*Directions for this task*. Your task is to print exactly the lines from the line that contains "Output the component" through the line that contains "const tabW = [56, 60, 49, 73];", with pictures left out.

==== Extracted records ====

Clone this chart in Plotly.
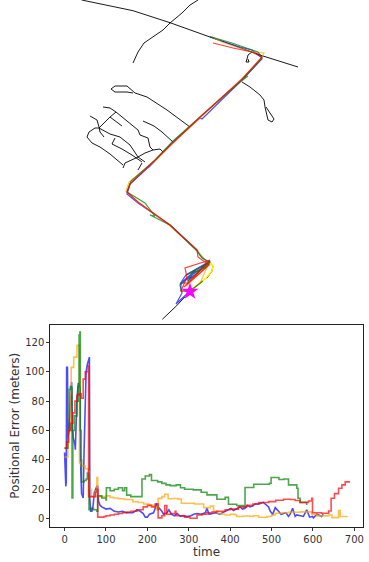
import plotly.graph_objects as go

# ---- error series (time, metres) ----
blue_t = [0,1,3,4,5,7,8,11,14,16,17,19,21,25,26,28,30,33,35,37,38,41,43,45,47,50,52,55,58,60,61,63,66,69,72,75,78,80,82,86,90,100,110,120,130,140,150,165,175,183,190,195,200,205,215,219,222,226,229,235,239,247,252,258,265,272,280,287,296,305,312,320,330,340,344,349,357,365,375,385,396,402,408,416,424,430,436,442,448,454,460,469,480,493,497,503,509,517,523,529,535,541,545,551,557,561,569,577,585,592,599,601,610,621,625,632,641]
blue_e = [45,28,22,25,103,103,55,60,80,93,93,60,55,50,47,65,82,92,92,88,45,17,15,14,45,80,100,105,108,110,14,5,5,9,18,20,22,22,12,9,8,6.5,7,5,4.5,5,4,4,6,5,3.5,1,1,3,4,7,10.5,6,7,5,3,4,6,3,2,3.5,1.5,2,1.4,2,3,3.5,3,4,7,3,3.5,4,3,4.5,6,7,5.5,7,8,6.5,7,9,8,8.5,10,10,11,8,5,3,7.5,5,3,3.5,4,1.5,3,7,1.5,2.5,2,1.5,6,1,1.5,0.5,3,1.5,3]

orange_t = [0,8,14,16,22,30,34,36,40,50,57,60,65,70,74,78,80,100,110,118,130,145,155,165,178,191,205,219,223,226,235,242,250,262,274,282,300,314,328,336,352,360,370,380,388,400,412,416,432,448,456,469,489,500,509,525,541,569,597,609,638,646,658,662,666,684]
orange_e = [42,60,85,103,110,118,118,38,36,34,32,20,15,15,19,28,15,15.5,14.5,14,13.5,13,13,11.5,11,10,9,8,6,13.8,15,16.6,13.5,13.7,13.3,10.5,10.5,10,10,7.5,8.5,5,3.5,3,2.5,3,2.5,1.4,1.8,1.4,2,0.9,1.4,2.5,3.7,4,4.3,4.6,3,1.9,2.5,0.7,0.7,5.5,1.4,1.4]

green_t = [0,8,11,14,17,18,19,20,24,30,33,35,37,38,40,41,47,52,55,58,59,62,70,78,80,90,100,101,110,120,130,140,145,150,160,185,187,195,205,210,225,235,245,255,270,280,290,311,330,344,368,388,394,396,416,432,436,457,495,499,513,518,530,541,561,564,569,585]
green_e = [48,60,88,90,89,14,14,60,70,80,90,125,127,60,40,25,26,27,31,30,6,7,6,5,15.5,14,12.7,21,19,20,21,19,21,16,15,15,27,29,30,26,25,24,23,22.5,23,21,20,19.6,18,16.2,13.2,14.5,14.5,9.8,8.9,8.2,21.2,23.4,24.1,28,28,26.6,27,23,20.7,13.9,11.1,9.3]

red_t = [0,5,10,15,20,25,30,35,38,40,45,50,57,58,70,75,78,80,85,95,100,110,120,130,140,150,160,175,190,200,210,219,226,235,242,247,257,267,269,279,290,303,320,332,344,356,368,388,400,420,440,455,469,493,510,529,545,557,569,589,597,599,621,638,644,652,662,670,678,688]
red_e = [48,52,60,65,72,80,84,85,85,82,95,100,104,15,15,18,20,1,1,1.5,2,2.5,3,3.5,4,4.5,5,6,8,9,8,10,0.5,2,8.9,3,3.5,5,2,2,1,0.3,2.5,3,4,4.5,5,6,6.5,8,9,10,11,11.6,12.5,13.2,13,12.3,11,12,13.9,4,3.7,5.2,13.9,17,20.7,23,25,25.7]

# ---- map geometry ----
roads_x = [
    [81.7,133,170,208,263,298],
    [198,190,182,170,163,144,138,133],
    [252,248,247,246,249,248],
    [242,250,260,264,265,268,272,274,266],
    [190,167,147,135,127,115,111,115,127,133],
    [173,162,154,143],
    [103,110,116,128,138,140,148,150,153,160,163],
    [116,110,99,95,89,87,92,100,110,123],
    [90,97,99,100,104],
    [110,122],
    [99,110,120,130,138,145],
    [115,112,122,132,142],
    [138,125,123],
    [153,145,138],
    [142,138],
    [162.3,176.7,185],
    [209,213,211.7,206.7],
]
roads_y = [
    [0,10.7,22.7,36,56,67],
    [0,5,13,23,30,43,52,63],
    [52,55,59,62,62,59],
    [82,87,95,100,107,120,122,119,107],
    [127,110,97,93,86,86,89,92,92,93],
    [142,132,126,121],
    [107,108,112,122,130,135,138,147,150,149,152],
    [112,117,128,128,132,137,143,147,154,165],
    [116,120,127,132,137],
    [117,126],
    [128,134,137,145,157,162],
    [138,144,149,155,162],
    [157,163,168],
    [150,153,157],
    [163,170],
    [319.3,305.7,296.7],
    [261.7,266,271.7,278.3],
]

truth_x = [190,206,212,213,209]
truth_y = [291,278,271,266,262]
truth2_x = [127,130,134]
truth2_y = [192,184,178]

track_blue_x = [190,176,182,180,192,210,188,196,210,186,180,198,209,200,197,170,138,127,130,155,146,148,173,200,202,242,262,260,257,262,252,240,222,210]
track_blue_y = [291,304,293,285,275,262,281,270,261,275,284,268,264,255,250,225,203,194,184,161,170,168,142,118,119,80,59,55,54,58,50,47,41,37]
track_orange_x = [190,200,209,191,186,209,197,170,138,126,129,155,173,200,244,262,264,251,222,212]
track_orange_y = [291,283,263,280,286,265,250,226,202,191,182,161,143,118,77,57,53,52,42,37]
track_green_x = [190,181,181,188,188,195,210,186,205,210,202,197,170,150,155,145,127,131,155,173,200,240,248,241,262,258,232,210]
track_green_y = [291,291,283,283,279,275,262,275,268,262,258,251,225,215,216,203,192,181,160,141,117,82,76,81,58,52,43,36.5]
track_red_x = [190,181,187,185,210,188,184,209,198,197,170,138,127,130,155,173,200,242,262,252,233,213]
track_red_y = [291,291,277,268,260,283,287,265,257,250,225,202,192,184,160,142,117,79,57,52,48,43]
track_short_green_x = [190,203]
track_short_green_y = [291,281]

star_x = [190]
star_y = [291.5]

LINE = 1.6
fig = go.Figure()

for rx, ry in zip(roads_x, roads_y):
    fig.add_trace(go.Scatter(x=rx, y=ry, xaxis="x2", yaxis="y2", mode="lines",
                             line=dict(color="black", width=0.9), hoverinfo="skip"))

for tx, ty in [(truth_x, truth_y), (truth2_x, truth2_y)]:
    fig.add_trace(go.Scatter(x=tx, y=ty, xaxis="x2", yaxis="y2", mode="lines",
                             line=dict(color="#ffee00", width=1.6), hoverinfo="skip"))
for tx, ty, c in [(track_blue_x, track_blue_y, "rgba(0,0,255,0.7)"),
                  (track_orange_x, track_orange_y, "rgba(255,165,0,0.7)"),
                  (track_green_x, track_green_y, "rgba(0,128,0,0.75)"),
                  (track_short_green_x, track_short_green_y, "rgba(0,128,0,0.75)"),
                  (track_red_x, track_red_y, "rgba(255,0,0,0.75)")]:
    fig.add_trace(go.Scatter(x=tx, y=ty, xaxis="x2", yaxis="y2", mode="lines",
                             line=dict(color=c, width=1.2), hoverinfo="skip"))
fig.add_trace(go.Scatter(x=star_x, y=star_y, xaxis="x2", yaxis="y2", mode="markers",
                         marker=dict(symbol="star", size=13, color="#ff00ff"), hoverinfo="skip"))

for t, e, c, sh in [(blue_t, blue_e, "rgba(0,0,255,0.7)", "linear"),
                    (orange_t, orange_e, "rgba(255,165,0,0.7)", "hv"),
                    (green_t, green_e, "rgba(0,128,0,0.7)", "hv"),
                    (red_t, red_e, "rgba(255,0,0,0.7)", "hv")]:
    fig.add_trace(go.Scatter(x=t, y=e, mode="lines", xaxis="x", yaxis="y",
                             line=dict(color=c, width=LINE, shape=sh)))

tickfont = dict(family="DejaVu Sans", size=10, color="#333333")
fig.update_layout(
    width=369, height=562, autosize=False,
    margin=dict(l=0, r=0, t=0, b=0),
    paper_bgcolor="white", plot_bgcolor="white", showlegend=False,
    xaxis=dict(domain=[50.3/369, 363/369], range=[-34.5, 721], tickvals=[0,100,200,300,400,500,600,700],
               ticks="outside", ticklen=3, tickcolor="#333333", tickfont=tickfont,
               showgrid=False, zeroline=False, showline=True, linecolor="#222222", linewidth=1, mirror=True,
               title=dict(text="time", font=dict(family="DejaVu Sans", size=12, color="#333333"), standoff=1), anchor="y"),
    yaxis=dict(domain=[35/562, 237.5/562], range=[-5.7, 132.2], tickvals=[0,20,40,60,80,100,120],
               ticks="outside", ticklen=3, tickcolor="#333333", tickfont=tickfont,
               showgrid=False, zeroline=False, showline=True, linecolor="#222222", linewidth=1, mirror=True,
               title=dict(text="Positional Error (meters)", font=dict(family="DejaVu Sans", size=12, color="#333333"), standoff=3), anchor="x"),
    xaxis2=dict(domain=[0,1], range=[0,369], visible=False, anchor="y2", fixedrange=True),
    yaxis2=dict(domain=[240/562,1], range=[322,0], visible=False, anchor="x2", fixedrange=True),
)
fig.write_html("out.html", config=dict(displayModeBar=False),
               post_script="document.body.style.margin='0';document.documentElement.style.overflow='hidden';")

====
==== Extracted records ====

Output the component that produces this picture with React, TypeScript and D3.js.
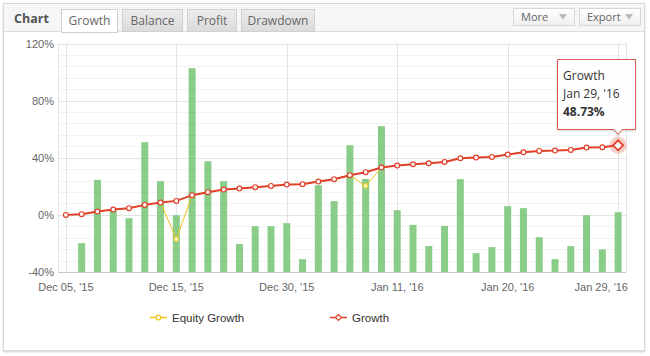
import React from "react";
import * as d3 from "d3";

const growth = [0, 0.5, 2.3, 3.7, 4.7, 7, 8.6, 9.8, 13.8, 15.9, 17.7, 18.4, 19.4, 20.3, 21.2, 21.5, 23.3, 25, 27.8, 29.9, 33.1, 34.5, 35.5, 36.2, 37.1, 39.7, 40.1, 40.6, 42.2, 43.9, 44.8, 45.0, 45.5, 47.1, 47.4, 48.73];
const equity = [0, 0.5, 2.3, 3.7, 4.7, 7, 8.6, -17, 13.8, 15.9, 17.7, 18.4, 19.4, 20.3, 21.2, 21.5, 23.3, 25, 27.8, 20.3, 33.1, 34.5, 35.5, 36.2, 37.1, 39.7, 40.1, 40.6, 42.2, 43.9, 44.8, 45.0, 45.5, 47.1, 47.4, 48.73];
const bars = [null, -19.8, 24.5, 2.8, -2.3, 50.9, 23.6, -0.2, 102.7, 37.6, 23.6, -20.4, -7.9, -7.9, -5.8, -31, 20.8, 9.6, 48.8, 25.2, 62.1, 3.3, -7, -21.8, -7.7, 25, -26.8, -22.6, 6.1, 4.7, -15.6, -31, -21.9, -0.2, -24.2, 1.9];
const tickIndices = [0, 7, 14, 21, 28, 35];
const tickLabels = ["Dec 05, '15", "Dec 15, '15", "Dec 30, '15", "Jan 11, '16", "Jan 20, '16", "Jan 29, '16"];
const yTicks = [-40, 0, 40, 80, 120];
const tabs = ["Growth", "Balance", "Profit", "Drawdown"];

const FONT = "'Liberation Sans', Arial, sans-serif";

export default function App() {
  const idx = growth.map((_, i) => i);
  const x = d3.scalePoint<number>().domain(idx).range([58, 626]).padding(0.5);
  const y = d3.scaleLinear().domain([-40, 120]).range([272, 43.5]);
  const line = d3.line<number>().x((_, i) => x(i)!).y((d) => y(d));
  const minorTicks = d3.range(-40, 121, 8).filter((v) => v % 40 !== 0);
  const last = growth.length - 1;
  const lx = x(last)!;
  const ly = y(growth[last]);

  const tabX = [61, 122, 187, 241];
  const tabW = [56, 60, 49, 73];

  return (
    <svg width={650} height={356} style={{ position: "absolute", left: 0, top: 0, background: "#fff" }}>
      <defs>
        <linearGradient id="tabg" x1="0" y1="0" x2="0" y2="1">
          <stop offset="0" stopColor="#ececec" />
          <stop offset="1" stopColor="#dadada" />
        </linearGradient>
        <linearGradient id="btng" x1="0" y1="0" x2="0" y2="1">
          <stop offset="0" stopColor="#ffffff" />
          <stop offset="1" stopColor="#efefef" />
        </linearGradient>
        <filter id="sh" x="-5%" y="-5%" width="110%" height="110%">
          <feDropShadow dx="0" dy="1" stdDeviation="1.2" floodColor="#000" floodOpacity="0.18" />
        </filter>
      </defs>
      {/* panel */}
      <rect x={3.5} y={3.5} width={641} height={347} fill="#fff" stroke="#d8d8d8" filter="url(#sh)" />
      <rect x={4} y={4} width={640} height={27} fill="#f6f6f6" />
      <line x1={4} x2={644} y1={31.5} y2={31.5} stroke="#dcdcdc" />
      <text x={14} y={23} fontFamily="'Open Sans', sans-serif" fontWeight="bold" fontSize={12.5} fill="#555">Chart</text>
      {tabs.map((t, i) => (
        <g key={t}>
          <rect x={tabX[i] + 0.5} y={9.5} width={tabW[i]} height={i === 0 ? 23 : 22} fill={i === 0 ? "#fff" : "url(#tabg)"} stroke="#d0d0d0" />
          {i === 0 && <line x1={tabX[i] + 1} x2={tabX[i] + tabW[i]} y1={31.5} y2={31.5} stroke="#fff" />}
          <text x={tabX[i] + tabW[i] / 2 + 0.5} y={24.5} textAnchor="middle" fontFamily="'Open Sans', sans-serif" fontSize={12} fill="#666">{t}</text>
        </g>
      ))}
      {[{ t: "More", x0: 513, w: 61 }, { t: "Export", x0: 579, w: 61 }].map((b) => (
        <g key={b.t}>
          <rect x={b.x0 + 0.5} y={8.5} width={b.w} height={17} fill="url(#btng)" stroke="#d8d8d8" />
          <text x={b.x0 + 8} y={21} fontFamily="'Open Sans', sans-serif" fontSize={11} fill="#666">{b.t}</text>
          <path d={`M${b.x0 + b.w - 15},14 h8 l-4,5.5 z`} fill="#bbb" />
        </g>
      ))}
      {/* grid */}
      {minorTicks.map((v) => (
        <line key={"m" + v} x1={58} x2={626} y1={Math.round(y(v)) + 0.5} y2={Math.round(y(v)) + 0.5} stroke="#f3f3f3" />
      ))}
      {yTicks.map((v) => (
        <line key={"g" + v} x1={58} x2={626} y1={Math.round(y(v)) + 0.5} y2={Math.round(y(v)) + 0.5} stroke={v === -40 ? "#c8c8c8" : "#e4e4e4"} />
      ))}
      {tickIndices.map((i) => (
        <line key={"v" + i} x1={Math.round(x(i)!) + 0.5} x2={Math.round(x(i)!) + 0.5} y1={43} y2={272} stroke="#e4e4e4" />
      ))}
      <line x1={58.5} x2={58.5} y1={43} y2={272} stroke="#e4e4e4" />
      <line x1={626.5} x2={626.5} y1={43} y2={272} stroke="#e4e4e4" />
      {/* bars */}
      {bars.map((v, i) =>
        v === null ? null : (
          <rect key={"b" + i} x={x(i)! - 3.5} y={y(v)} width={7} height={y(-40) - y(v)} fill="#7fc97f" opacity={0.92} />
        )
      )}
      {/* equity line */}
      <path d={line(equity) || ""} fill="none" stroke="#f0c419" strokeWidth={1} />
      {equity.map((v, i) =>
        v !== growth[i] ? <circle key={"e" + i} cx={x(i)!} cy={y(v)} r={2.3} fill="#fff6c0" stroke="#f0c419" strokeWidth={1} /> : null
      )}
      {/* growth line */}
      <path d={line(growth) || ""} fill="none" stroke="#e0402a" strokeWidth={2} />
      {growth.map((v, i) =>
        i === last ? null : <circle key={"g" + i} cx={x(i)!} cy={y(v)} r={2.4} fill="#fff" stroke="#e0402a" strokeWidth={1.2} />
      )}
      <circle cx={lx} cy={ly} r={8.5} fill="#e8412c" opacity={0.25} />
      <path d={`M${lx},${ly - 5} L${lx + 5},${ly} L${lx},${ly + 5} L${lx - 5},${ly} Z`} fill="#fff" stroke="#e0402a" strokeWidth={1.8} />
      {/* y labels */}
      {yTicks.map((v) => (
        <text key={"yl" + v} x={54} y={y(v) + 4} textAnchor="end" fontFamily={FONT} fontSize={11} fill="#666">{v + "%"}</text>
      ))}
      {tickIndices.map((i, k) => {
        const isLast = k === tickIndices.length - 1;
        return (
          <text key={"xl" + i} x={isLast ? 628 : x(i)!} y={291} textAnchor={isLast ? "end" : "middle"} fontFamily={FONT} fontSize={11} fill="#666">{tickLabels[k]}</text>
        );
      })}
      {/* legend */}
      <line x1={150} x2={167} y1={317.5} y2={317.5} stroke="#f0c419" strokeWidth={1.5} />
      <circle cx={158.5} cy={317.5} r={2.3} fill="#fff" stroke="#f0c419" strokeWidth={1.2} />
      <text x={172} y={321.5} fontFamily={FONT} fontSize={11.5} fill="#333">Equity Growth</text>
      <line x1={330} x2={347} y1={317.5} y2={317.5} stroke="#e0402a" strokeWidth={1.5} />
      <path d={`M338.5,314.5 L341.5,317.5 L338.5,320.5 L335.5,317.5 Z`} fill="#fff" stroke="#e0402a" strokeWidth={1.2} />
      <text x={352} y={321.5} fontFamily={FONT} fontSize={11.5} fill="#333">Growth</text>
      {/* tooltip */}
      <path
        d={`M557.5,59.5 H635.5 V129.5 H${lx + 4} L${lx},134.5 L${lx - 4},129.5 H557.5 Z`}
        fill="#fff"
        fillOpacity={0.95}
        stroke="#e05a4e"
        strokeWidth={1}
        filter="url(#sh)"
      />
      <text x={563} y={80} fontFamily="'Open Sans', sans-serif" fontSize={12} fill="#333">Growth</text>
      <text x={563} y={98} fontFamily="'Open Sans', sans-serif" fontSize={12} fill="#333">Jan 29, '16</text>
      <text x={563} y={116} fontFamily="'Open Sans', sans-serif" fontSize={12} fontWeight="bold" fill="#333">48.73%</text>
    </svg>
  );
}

====

*Exercise solution*.
Output the component that produces this picture with React, TypeScript and D3.js.
import React from "react";
import * as d3 from "d3";

const growth = [0, 0.5, 2.3, 3.7, 4.7, 7, 8.6, 9.8, 13.8, 15.9, 17.7, 18.4, 19.4, 20.3, 21.2, 21.5, 23.3, 25, 27.8, 29.9, 33.1, 34.5, 35.5, 36.2, 37.1, 39.7, 40.1, 40.6, 42.2, 43.9, 44.8, 45.0, 45.5, 47.1, 47.4, 48.73];
const equity = [0, 0.5, 2.3, 3.7, 4.7, 7, 8.6, -17, 13.8, 15.9, 17.7, 18.4, 19.4, 20.3, 21.2, 21.5, 23.3, 25, 27.8, 20.3, 33.1, 34.5, 35.5, 36.2, 37.1, 39.7, 40.1, 40.6, 42.2, 43.9, 44.8, 45.0, 45.5, 47.1, 47.4, 48.73];
const bars = [null, -19.8, 24.5, 2.8, -2.3, 50.9, 23.6, -0.2, 102.7, 37.6, 23.6, -20.4, -7.9, -7.9, -5.8, -31, 20.8, 9.6, 48.8, 25.2, 62.1, 3.3, -7, -21.8, -7.7, 25, -26.8, -22.6, 6.1, 4.7, -15.6, -31, -21.9, -0.2, -24.2, 1.9];
const tickIndices = [0, 7, 14, 21, 28, 35];
const tickLabels = ["Dec 05, '15", "Dec 15, '15", "Dec 30, '15", "Jan 11, '16", "Jan 20, '16", "Jan 29, '16"];
const yTicks = [-40, 0, 40, 80, 120];
const tabs = ["Growth", "Balance", "Profit", "Drawdown"];

const FONT = "'Liberation Sans', Arial, sans-serif";

export default function App() {
  const idx = growth.map((_, i) => i);
  const x = d3.scalePoint<number>().domain(idx).range([58, 626]).padding(0.5);
  const y = d3.scaleLinear().domain([-40, 120]).range([272, 43.5]);
  const line = d3.line<number>().x((_, i) => x(i)!).y((d) => y(d));
  const minorTicks = d3.range(-40, 121, 8).filter((v) => v % 40 !== 0);
  const last = growth.length - 1;
  const lx = x(last)!;
  const ly = y(growth[last]);

  const tabX = [61, 122, 187, 241];
  const tabW = [56, 60, 49, 73];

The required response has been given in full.